3) And the curious fact that lode claim owners are entitled to follow extra-lateral rights, even across and underneath the surface boundaries of a mineral rights claim, even if that be private land. This is well supported by case law citations. And as a mining claim, with an assigned state number, is in effect a long term contract with the U.S. Government, those with a newly acquired GPS mentality need to be aware of the legal term, "in mineral trespass."
4) And finally, there was a mining claim ruling by a Judge, known for his non-qualified underground mineral assessment, that the value of the property dispute before him, was as worthless as the "Blue Sky above." This absolutely should be challenged today in that clean air blue sky can be measured in carbon fuel credits.
Unfortunately for the 19 mineral entry states of the West, those New York City slickers somehow made the "Blue Sky Laws" the poster child of mining securities fraud. This is why there are discriminatory exclusion laws in said states concerning the qualification of investors, who apparently are not smart enough to understand unless they are have a net worth of $1,000,000 they can't play the game. Sorry Charlie, the bargain isle tuna fish red herring, who really is a sucker.

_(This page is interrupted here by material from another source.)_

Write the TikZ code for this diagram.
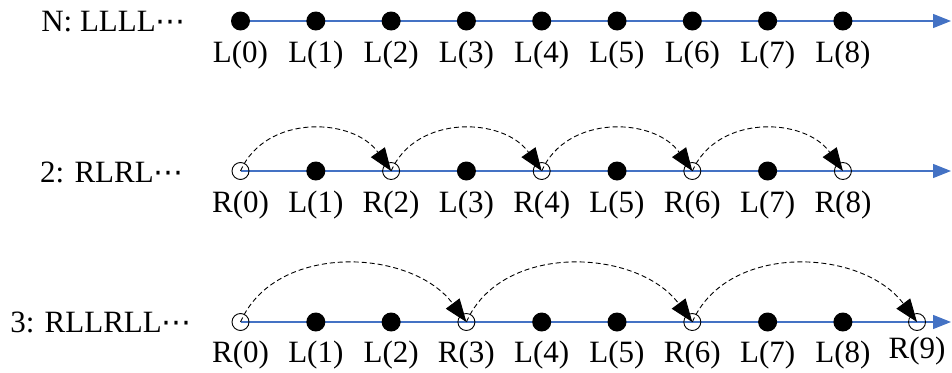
\documentclass[tikz,border=0pt]{standalone}
\usepackage{fontspec}
\setmainfont{Liberation Serif}
\newfontfamily\dotsfont{DejaVu Sans}
\usetikzlibrary{arrows.meta}
\definecolor{axisblue}{HTML}{4472C4}
\newcommand{\mydots}{{\dotsfont\fontsize{30}{32}\selectfont ⋯}}
\begin{document}
\begin{tikzpicture}[x=1pt,y=-1pt,
  fulldot/.style={circle,fill=black,draw=none,minimum size=19pt,inner sep=0pt},
  opendot/.style={circle,draw=black,line width=0.9pt,minimum size=17pt,inner sep=0pt},
  axis/.style={draw=axisblue,line width=1.1pt,-{Triangle[length=18pt,width=14pt]}},
  hop/.style={draw=black,line width=0.9pt,dash pattern=on 5pt off 3pt,-{Triangle[length=23pt,width=17pt]}},
  ptlabel/.style={font=\fontsize{31}{32}\selectfont,inner sep=0pt},
  rowlabel/.style={font=\fontsize{31}{32}\selectfont,inner sep=0pt,anchor=east}]
\useasboundingbox (0,0) rectangle (952,372);
% ---------- row 1 ----------
\node[rowlabel] (lab1) at (186,22) {N: LLLL\mydots};
\coordinate (a0) at (240.5,21);
\coordinate (end1) at (951,21);
\draw[axis] (a0) -- (end1);
\foreach \i in {0,...,8}{
  \node[fulldot] (n\i) at (240.5+75.3*\i,21) {};
  \node[ptlabel] (nl\i) at (240.5+75.3*\i,55) {L(\i)};
}
% ---------- row 2 ----------
\node[rowlabel] (lab2) at (184,172) {2: RLRL\mydots};
\coordinate (b0) at (240.5,171);
\coordinate (end2) at (951,171);
\draw[axis] (b0) -- (end2);
\foreach \i in {0,2,4,6,8}{
  \node[opendot] (t\i) at (240.5+75.3*\i,171) {};
  \node[ptlabel] (tl\i) at (240.5+75.3*\i,205) {R(\i)};
}
\foreach \i in {1,3,5,7}{
  \node[fulldot] (t\i) at (240.5+75.3*\i,171) {};
  \node[ptlabel] (tl\i) at (240.5+75.3*\i,205) {L(\i)};
}
\foreach \i/\j in {0/2,2/4,4/6,6/8}{
  \draw[hop] (t\i.center) .. controls +(25,-57) and +(-38,-54) .. (t\j.center);
}
% ---------- row 3 ----------
\node[rowlabel] (lab3) at (192,322) {3: RLLRLL\mydots};
\coordinate (c0) at (240.5,322);
\coordinate (end3) at (951,322);
\draw[axis] (c0) -- (end3);
\foreach \i in {0,3,6}{
  \node[opendot] (h\i) at (240.5+75.3*\i,322) {};
  \node[ptlabel] (hl\i) at (240.5+75.3*\i,355) {R(\i)};
}
\node[opendot] (h9) at (917,322) {};
\node[ptlabel] (hl9) at (917,351) {R(9)};
\foreach \i in {1,2,4,5,7,8}{
  \node[fulldot] (h\i) at (240.5+75.3*\i,322) {};
  \node[ptlabel] (hl\i) at (240.5+75.3*\i,355) {L(\i)};
}
\foreach \i/\j in {0/3,3/6,6/9}{
  \draw[hop] (h\i.center) .. controls +(35,-80) and +(-55,-74) .. (h\j.center);
}
\end{tikzpicture}
\end{document}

>> The point of this web site of a book in progress, that I am sure will come with all sorts of pseudo Internet "secure" warning tags to get through, is that:
5) Yes, it is perfectly legal as an individual to purchase a documented value ton of a validated 1872 Mining Law mineral deposit, in place. Said ton does not need to be defined by GPS coordinates that might not fit the exact location of an a validated Bureau of Land Management / U.S. Forest Service, Plan of Action respecting, and protecting the environment. A Plan of Action, would be difficult for an small holding to qualify to dig where they feel entitled, hence the need to disqualify individual investors for not already being certified millionaires in a "good old boy securities approved private investment clubs."
Small 1872 miners totally understand that their only hope is U.S. Government sensible plan of actions concerning public lands, roads, and water, prevails. Said approved citizen actions really is a bypass to the red flags of big board "casino capitalism" owners making the "you are fired" Donald Trump mistake of paying an army of lawyers, whose brief if, "those who have gold in the Banks of Bonanza Creek," rule through securities case law.
6) And that American investors, who are already at a free trade tax, and securities law disadvantage as manipulated by multinational banks "too big to jail," really need to understand that the "golden fleece" begins when sheep are corralled to be flocked, through not understanding that:
A) Not making a "drop dead" deadline in paying a BLM "rental" on claims that cannot be insured by a title company, is not the same as the grace period of of a sheriffs farm sale on the courthouse steps.
And, please do not block the way into the county recorders office to file a state claim (jumper) documents where the party is is totally aware they have the top default position for 90 days to formally file for a new US BLM recorded number that covers the mineral rights, no matter the made up, or slightly different, claim name.
B) What a way for golden parachute CEO to survive bankruptcy, stockholder lawsuits, and reclamation obligations, without loosing anything! What a way for Toronto Stock Exchange shell game "pumped up listings" to raise millions millions through an international stock broker placements, only to step back by not meeting contract obligations, the "dumping," which causes a well touted stock (including promised options) to fall back to 01¢ per share.
C) What a way, even in an Alaska with much tighter securities laws, to allow a favored nation Hong Kong/Vancouver puppet junior IPO the opportunity to take advantage of the free trade TSX "in Canadian interests" 43-101 slur that Alaskan miners are in such short supply that there was a need to allow EB-5 green cards to be sold to Asian workers.